A bem da verdade, quanto mais levado a sério, mais pueril nos parece tal institucionalismo. Embora inegavelmente importantes, as instituições são nada mais que a coagulação da correlação de forças (entre classes e grupos) de dado momento, podendo, por isso, ruírem ou serem transformadas tão logo aquela correlação de forças sofra mudanças. Para dizer de modo simples e direto: elas não são sagradas nem eternas.

A esse respeito, é impossível ignorar a força e a verdade das palavras de Marx e Engels em A ideologia alemã: “A atitude do burguês para com as instituições de seu regime é como a atitude do judeu para com a lei; ele as transgride sempre que possível em cada caso particular, mas quer que todos os outros as observem” (MARX e ENGELS, 2007, p. 181)[5]. De maneira ainda mais acentuada, impossível ignorar que, sob o domínio do capital, “tudo o que é sólido desmancha no ar” (MARX e ENGELS, 2006, p. 88)[6], por sua dinâmica contínua de construção, destruição e reconstrução.

Dedico este livro a “Dona Jacira”, meu solo mátrio; a Maria Beatriz cujo sorriso luminoso dissipa qualquer desavisada penumbra; a Nayra Oliveira, “minha nega” de toda vida; a todos os profissionais de saúde que, com verdadeiro compromisso em favor da vida, se colocaram na linha de frente do combate à Covi-19; a todos os sonhadores que inspiram e, tijolo por tijolo, com fé e luta vão pavimentando caminhos e dando realidade a um mundo de paz, justiça e liberdade.    

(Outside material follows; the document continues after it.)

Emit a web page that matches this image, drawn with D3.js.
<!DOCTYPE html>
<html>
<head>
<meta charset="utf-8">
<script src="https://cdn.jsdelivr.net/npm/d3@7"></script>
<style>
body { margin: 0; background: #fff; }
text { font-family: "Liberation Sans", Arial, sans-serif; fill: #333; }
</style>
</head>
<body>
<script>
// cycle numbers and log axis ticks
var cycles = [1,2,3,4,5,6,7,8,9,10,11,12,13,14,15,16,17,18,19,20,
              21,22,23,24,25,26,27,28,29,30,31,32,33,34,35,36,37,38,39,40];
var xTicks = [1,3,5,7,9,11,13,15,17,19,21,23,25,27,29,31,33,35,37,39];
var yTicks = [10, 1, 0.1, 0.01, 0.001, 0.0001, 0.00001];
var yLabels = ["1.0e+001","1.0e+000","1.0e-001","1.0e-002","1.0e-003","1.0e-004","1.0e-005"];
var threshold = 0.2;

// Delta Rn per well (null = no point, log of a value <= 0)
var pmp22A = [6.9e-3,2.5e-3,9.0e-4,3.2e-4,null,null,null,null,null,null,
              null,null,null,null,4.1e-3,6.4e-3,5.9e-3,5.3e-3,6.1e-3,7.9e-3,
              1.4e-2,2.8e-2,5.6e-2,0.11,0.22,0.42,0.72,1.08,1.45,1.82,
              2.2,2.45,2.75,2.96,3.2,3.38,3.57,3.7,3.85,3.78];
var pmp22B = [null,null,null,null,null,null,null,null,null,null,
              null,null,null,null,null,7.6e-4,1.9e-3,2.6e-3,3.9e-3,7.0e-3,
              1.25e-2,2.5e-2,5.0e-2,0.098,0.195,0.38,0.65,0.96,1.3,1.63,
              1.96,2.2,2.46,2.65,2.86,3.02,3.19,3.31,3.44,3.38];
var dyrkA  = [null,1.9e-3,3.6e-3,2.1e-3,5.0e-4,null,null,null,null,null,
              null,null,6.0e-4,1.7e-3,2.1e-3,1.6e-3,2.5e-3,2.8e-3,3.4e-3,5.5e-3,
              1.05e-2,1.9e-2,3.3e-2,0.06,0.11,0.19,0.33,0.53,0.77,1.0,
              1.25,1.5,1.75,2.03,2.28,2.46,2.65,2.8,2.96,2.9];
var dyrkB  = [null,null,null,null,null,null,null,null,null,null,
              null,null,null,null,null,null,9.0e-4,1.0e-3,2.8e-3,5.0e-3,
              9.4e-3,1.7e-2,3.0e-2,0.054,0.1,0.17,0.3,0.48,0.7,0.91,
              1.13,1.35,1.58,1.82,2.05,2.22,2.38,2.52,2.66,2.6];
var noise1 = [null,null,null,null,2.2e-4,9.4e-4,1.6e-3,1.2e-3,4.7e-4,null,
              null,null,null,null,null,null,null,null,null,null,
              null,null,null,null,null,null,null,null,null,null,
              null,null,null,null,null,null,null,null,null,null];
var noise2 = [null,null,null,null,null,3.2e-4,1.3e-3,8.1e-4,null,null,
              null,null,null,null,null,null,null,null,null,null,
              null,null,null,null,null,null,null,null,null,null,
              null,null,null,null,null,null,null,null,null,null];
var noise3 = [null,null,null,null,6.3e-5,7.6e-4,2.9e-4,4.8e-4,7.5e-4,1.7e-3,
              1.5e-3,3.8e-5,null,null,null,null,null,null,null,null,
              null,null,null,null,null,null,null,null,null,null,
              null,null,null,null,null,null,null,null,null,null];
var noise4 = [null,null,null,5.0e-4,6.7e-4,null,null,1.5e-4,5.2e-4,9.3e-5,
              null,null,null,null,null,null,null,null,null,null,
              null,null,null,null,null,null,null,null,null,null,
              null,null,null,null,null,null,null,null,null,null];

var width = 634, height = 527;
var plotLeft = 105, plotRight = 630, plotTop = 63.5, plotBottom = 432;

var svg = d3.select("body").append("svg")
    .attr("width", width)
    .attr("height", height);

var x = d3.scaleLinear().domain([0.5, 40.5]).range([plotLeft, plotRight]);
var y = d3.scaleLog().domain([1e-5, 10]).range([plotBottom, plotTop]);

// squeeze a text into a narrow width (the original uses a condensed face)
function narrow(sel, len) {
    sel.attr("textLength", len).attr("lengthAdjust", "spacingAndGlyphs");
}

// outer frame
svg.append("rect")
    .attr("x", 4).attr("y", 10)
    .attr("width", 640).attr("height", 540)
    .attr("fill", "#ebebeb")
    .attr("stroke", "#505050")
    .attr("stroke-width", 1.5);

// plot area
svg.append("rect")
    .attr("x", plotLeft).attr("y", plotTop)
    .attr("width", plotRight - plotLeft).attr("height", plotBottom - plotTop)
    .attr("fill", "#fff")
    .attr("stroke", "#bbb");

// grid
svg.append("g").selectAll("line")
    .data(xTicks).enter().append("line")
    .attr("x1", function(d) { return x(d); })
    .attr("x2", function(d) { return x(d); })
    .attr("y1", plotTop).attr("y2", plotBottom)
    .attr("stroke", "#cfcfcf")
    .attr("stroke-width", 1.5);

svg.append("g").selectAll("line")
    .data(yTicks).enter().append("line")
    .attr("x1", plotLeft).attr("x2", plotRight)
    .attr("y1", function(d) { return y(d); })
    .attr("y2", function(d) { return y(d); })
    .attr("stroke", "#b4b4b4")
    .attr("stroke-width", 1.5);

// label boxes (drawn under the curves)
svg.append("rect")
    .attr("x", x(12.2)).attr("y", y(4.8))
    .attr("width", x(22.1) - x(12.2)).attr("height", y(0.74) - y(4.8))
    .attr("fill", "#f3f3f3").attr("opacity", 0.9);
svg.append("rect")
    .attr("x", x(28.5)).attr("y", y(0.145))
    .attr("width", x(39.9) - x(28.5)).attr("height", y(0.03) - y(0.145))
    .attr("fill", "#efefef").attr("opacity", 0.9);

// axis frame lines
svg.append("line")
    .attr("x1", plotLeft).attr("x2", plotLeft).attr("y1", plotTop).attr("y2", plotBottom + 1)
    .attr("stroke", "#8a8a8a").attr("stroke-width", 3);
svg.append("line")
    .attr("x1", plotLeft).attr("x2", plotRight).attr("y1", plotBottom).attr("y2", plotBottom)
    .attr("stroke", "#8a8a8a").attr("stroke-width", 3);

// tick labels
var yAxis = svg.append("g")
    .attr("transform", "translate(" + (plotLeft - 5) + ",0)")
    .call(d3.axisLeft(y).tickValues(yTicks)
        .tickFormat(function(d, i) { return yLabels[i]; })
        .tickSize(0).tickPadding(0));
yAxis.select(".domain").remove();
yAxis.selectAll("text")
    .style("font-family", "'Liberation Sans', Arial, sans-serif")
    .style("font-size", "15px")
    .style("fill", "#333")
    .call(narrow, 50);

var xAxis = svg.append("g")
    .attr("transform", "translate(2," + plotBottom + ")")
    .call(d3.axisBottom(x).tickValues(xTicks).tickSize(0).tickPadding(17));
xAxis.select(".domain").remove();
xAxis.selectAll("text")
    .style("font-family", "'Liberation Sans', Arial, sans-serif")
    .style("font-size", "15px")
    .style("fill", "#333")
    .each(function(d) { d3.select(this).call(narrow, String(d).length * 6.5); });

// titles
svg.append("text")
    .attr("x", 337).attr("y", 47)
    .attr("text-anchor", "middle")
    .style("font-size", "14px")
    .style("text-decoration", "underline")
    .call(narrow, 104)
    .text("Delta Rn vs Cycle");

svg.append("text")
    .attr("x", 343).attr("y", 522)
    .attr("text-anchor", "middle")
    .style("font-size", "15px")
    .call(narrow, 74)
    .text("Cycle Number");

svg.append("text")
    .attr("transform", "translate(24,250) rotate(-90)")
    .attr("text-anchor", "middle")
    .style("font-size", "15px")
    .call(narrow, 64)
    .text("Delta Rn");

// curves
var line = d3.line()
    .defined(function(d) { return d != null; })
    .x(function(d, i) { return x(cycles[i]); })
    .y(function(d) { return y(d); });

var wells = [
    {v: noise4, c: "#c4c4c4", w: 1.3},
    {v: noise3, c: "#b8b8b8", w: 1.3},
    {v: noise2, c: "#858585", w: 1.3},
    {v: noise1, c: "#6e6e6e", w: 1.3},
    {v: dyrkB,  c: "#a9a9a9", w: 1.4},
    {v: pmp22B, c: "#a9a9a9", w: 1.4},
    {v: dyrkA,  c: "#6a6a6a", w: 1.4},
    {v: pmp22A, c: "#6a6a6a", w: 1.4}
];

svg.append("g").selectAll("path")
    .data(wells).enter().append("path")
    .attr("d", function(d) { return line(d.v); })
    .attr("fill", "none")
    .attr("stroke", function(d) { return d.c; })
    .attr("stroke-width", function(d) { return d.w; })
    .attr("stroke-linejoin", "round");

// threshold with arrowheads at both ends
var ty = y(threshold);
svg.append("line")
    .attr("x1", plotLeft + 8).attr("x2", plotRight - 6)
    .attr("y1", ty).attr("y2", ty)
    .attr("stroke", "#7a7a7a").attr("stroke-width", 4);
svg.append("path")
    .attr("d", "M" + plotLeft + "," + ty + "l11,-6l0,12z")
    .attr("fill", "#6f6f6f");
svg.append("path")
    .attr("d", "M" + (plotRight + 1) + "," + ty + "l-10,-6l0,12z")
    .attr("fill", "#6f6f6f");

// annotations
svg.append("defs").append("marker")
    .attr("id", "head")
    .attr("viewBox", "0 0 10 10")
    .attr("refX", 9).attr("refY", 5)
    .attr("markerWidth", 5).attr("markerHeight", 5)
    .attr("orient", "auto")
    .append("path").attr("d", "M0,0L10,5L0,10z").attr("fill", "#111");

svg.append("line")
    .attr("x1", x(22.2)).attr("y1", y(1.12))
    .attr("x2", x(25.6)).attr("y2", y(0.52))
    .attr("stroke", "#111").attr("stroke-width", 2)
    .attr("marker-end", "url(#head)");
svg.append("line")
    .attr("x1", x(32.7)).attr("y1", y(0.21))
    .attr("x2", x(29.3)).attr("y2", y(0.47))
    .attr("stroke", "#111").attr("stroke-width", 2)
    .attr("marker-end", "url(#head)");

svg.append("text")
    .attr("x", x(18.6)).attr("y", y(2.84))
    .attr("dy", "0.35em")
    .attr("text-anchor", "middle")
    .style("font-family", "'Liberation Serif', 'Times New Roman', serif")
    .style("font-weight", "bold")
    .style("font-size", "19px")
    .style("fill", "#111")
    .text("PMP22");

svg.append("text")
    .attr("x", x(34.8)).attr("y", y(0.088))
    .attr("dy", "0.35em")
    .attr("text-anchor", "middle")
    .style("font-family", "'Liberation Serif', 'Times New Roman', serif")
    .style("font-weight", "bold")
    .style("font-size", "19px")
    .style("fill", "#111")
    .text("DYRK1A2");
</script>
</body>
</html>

Por fim, cabe-me apenas dizer: sou filho do meu tempo e deste chão em que firmo os pés e deito raízes. Daqui, de uma localidade triplamente periférica[7], falo do Brasil para o Brasil. A ciência não se me afigura como instrumento de fuga da realidade social. Muito ao contrário. É através dela que procuro compreender e tomar parte nos conflitos sociais que a conformam. Escrever na primeira pessoa do plural[8] é, a um só tempo, uma opção gramatical, epistêmica e política. Julgo que não poderia fazer coisa diferente neste momento em que a luta de classes e grupos vai assumindo, paulatinamente, feições de guerra e por isso funde-se, de maneira dramática, à defesa da própria vida.

 Israel Souza

07/03/2021



[1] Os versos são da canção É o que me interessa, composição de Lenine e Dudu falcão.

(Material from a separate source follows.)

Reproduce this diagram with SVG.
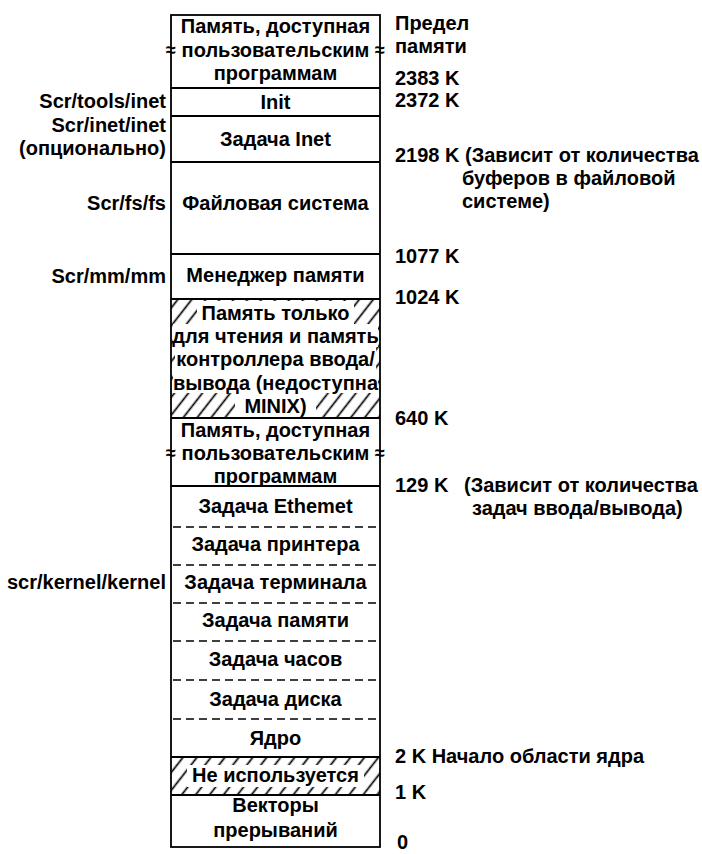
<svg xmlns="http://www.w3.org/2000/svg" width="702" height="854" viewBox="0 0 702 854">
<style>
text{font-family:"Liberation Sans",Arial,sans-serif;font-size:20px;font-weight:bold;fill:#000}
.c{text-anchor:middle}
.l{text-anchor:end}
.sep{stroke:#000;stroke-width:1.8;fill:none}
.dash{stroke:#000;stroke-width:1.6;stroke-dasharray:8 5;fill:none}
.wb{fill:#fff}
.sq{font-size:18px;text-anchor:middle}
</style>
<defs>
<pattern id="hatch" width="11" height="11" patternUnits="userSpaceOnUse" patternTransform="rotate(38)">
<line x1="5.5" y1="0" x2="5.5" y2="11" stroke="#000" stroke-width="1.7"/>
</pattern>
</defs>
<rect width="702" height="854" fill="#fff"/>

<g id="rom">
<rect x="171" y="299" width="209" height="119" fill="url(#hatch)"/>
<rect class="wb" x="197" y="301" width="157" height="23"/>
<rect class="wb" x="173" y="324" width="205" height="23"/>
<rect class="wb" x="175" y="347" width="201" height="23"/>
<rect class="wb" x="173" y="370" width="205" height="23"/>
<rect class="wb" x="235" y="393" width="81" height="24"/>
<text class="c" x="275.5" y="320">Память только</text>
<text class="c" x="275.5" y="343">для чтения и память</text>
<text class="c" x="275.5" y="366">контроллера ввода/</text>
<text class="c" x="275.5" y="389.5">вывода (недоступна</text>
<text class="c" x="275.5" y="413">MINIX)</text>
</g>

<g id="unused">
<rect x="171" y="757" width="209" height="38" fill="url(#hatch)"/>
<rect class="wb" x="187" y="765" width="177" height="22"/>
<text class="c" x="275.5" y="782">Не используется</text>
</g>

<g id="frame">
<rect x="171" y="15" width="209" height="832" class="sep"/>
<path class="sep" d="M171 88H380M171 116H380M171 162H380M171 254H380M171 299H380M171 418H380M171 486H380M171 757H380M171 795H380"/>
<path class="dash" d="M173 527H380M173 565H380M173 603H380M173 641H380M173 680H380M173 719H380"/>
</g>

<g id="user-top">
<text class="c" x="275.5" y="33">Память, доступная</text>
<text class="c" x="275.5" y="57">пользовательским</text>
<text class="c" x="275.5" y="80">программам</text>
<text class="sq" x="171" y="56">≈</text>
<text class="sq" x="380" y="56">≈</text>
</g>
<g id="init"><text class="c" x="275.5" y="109">Init</text></g>
<g id="inet"><text class="c" x="275.5" y="146">Задача Inet</text></g>
<g id="fs"><text class="c" x="275.5" y="210">Файловая система</text></g>
<g id="mm"><text class="c" x="275.5" y="282">Менеджер памяти</text></g>
<g id="user-low">
<text class="c" x="275.5" y="437">Память, доступная</text>
<text class="c" x="275.5" y="460">пользовательским</text>
<text class="c" x="275.5" y="483">программам</text>
<text class="sq" x="171" y="459">≈</text>
<text class="sq" x="380" y="459">≈</text>
</g>
<g id="ethernet"><text class="c" x="275.5" y="513">Задача Ethemet</text></g>
<g id="printer"><text class="c" x="275.5" y="551">Задача принтера</text></g>
<g id="terminal"><text class="c" x="275.5" y="589">Задача терминала</text></g>
<g id="memtask"><text class="c" x="275.5" y="627">Задача памяти</text></g>
<g id="clock"><text class="c" x="275.5" y="666">Задача часов</text></g>
<g id="disk"><text class="c" x="275.5" y="706">Задача диска</text></g>
<g id="kernel"><text class="c" x="275.5" y="745">Ядро</text></g>
<g id="vectors">
<text class="c" x="275.5" y="812">Векторы</text>
<text class="c" x="275.5" y="837">прерываний</text>
</g>

<g id="left-labels">
<text class="l" x="166" y="108">Scr/tools/inet</text>
<text class="l" x="166" y="132">Scr/inet/inet</text>
<text class="l" x="166" y="155">(опционально)</text>
<text class="l" x="166" y="210">Scr/fs/fs</text>
<text class="l" x="166" y="283">Scr/mm/mm</text>
<text class="l" x="166" y="589">scr/kernel/kernel</text>
</g>

<g id="right-labels">
<text x="395" y="30">Предел</text>
<text x="395" y="53">памяти</text>
<text x="395" y="85">2383 K</text>
<text x="395" y="107">2372 K</text>
<text x="395" y="162">2198 K (Зависит от количества</text>
<text x="462" y="185">буферов в файловой</text>
<text x="462" y="208">системе)</text>
<text x="395" y="263">1077 K</text>
<text x="395" y="304">1024 K</text>
<text x="395" y="425">640 K</text>
<text x="395" y="492">129 K</text>
<text x="464" y="492">(Зависит от количества</text>
<text x="472" y="515">задач ввода/вывода)</text>
<text x="395" y="763">2 K Начало области ядра</text>
<text x="395" y="799">1 K</text>
<text x="397" y="849">0</text>
</g>
</svg>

[2] A dimensão farsesca da antipolítica diz respeito ao aspecto ideológico do fenômeno. Como tal, de modo nenhum, ela exclui a existência de convicções sinceras entre bolsonaristas. Não fosse assim, seria difícil explicar o fato de uns tantos entre eles, desrespeitando as regras de isolamento social, se exporem ao novo coronavírus. Como informam os meios de comunicação, muitos foram a óbito. Isso é mais que farsa e ignorância. Há convicções sinceras nesse meio. 

[3] Enquanto escrevemos estas palavras, a página de Aos fatos destaca que, em 794 dias como presidente, Bolsonaro deu 2547 declarações falsas ou distorcidas. São mais de 3 por dia. Disponível em: https://www.aosfatos.org/todas-as-declara%C3%A7%C3%B5es-de-bolsonaro/. Acesso em: 05 fev. 2021. A referida página faz esse levantamento diariamente.

[5] MARX, Karl e ENGELS, Friedrich. A ideologia alemã. São Paulo: Boitempo, 2007.

[6] MARX, Karl e ENGELS, Friedrich. Manifesto do partido comunista. São: Global, 2006.

[7] Moro em Cruzeiro do Sul, periferia do estado do Acre, que é periferia da Amazônia, que é, por sua vez, periferia do Brasil.

[8] Com a única exceção destes parágrafos últimos.